After the brief definition – in the opening paragraph of the LWB – of metamorphosis as “a transformation of a being or an object into something else, even into something completely different”, a sampling of the Major Arcana indicates that all of the cards have been identified as expressions of metamorphosis. For example, The Fool is identified as The Metamorphosis of Vision, The Chariot as The Metamorphosis of Will, The Hermit as The Metamorphosis of Silence, Temperance as The Metamorphosis of the Psyche and The Tower as The Metamorphosis of Renewal.
It’s encouraging to find a deck which has devoted the same attention to detail to the Minor Arcana cards. As we all know, this isn’t always the case. Interestingly, the inter-textual references to literary and mythological stories only exist for two of the suits: Chalices and Swords. Chalices have been identified as The Metamorphosis of Myth. The Queen of Chalices, for example, is described as being an “intelligent and intuitive woman” and we are warned of the “Possibility of predicting changes”. The story drawn on is that of the beautiful sorceress Circe, renowned for transforming those who offended her into animals, and turning Odysseus’s men into pigs.

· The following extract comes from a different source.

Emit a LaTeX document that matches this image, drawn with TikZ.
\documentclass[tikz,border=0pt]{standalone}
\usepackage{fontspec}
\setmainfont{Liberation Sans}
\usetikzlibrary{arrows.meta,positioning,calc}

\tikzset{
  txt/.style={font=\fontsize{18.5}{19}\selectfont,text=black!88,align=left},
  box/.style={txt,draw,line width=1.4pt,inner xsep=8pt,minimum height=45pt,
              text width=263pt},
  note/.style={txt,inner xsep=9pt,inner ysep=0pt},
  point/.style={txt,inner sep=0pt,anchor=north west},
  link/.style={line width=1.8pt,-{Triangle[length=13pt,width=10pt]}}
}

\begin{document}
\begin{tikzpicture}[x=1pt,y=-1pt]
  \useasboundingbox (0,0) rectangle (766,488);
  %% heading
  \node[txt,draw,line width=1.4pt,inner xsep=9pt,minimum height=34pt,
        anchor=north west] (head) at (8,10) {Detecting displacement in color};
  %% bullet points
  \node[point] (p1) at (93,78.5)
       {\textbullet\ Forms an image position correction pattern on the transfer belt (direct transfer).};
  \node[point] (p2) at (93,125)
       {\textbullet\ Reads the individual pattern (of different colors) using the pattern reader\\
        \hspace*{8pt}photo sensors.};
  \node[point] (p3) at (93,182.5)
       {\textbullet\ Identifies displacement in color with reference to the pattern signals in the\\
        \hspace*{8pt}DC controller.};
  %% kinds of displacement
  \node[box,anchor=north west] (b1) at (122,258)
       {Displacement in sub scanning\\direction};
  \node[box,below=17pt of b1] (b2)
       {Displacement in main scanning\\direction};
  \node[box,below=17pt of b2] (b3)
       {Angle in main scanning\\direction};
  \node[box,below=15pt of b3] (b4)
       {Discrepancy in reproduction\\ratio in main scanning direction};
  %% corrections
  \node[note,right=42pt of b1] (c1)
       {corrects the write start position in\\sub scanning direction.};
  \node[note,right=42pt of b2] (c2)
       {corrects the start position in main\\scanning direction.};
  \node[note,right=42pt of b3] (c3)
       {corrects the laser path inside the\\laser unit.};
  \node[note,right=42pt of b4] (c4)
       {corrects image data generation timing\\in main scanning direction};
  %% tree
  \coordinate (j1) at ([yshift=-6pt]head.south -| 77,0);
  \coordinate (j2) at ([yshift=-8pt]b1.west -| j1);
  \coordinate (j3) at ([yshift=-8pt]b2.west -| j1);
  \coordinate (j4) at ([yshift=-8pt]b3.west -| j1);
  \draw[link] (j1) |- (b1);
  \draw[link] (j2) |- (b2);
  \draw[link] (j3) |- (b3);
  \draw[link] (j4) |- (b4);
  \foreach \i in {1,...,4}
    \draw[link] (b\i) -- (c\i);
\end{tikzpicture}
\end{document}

The Swords have been identified as The Metamorphosis of Thought. To look at the 4 of Swords, as an example, we find that the card has been called “The retreat of metamorphosis”, and we are told that there is a “Voluntary and temporary withdrawal from the tempestuous world of change”, and that “Wounds are healed”. The literary reference is to a scene from Shakespeare’s “A Midsummer Night’s Dream” where Titania is tending the sleeping ass-headed Bottom in the forest. And what more tempestuous world of change – from which temporary withdrawal is indeed much needed - than that in which Puck has caused havoc in than this forest!

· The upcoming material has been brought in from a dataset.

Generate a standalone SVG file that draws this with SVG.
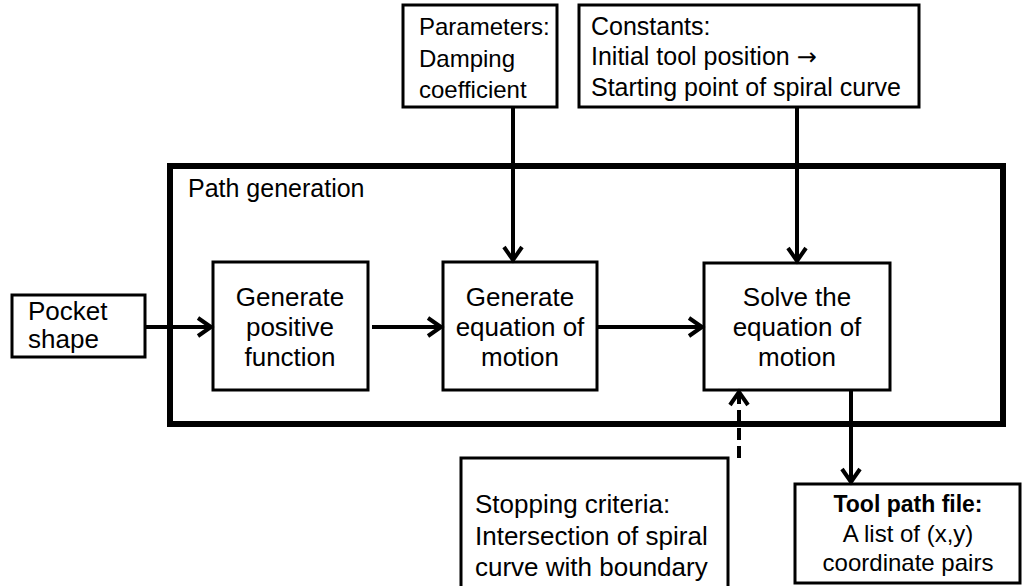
<svg xmlns="http://www.w3.org/2000/svg" width="1026" height="586" viewBox="0 0 1026 586">
<style>
text{font-family:"Liberation Sans",Arial,sans-serif;font-size:25px;fill:#000}
.c{text-anchor:middle}
.l{font-size:26px}
.s{font-size:24px}
.b{font-weight:bold;font-size:23px}
.arr{font-family:"DejaVu Sans",sans-serif;font-size:24px}
.box{fill:#fff;stroke:#000;stroke-width:3}
.frame{fill:none;stroke:#000;stroke-width:6}
.conn{fill:none;stroke:#000;stroke-width:4}
.dash{stroke-dasharray:12 6}
</style>
<defs>
<marker id="ah" markerUnits="userSpaceOnUse" markerWidth="24" markerHeight="24" refX="17" refY="12" orient="auto" viewBox="0 0 24 24">
<path d="M4,3 L17,12 L4,21" fill="none" stroke="#000" stroke-width="4"/>
</marker>
</defs>
<rect fill="#fff" width="1026" height="586"/>
<g id="frame">
<rect class="frame" x="170" y="166" width="833" height="258"/>
<text x="188" y="197">Path generation</text>
</g>
<g id="params">
<rect class="box" x="403" y="5" width="154" height="102"/>
<text class="s" x="419" y="35">Parameters:</text>
<text class="s" x="419" y="67">Damping</text>
<text class="s" x="419" y="98">coefficient</text>
</g>
<g id="constants">
<rect class="box" x="579" y="5" width="340" height="102"/>
<text x="591" y="35">Constants:</text>
<text x="591" y="65">Initial tool position <tspan class="arr">→</tspan></text>
<text x="591" y="96">Starting point of spiral curve</text>
</g>
<g id="pocket">
<rect class="box" x="12" y="295" width="133" height="62"/>
<text class="l" x="28" y="320">Pocket</text>
<text class="l" x="28" y="348">shape</text>
</g>
<g id="positive">
<rect class="box" x="213" y="262" width="155" height="128"/>
<text class="c l" x="290" y="306">Generate</text>
<text class="c l" x="290" y="336">positive</text>
<text class="c l" x="290" y="366">function</text>
</g>
<g id="equation">
<rect class="box" x="443" y="262" width="154" height="128"/>
<text class="c l" x="520" y="306">Generate</text>
<text class="c l" x="520" y="336">equation of</text>
<text class="c l" x="520" y="366">motion</text>
</g>
<g id="solve">
<rect class="box" x="704" y="263" width="186" height="127"/>
<text class="c l" x="797" y="306">Solve the</text>
<text class="c l" x="797" y="336">equation of</text>
<text class="c l" x="797" y="366">motion</text>
</g>
<g id="stopping">
<rect class="box" x="461" y="458" width="267" height="140"/>
<text class="l" x="475" y="513">Stopping criteria:</text>
<text class="l" x="475" y="545">Intersection of spiral</text>
<text class="l" x="475" y="576">curve with boundary</text>
</g>
<g id="toolpath">
<rect class="box" x="795" y="484" width="225" height="99"/>
<text class="c b" x="908" y="512">Tool path file:</text>
<text class="c s" x="908" y="542">A list of (x,y)</text>
<text class="c s" x="908" y="571">coordinate pairs</text>
</g>
<g id="connectors">
<path class="conn" d="M145,327 H211" marker-end="url(#ah)"/>
<path class="conn" d="M372,327 H441" marker-end="url(#ah)"/>
<path class="conn" d="M597,327 H702" marker-end="url(#ah)"/>
<path class="conn" d="M513,107 V260" marker-end="url(#ah)"/>
<path class="conn" d="M797,107 V261" marker-end="url(#ah)"/>
<path class="conn" d="M851,390 V482" marker-end="url(#ah)"/>
<path class="conn dash" d="M739,458 V392" marker-end="url(#ah)"/>
</g>
</svg>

There are no equivalent literary allusions for the Pentacles, a suit described as being The Posthumous Metamorphosis, “the era of uniting flesh and metal”; or for the Wands, a suit described as representing The Metamorphosis of Nature. As the names of these four suits suggest, the mood of each is very, very different; and the mood of artwork brilliantly reflects these differences. I commend the creators of this deck that they did not – as must be very tempting to do, and too many deck creators have indeed succumbed to this temptation – strain the central motif by finding myths or stories for all 56 cards, or all 78 cards. In too many theme-based decks, this is the reason why some cards work and others don’t. I am greatly looking forward to exploring this deck further, and would encourage others who feel up to the massive challenge that this deck offers to do the same!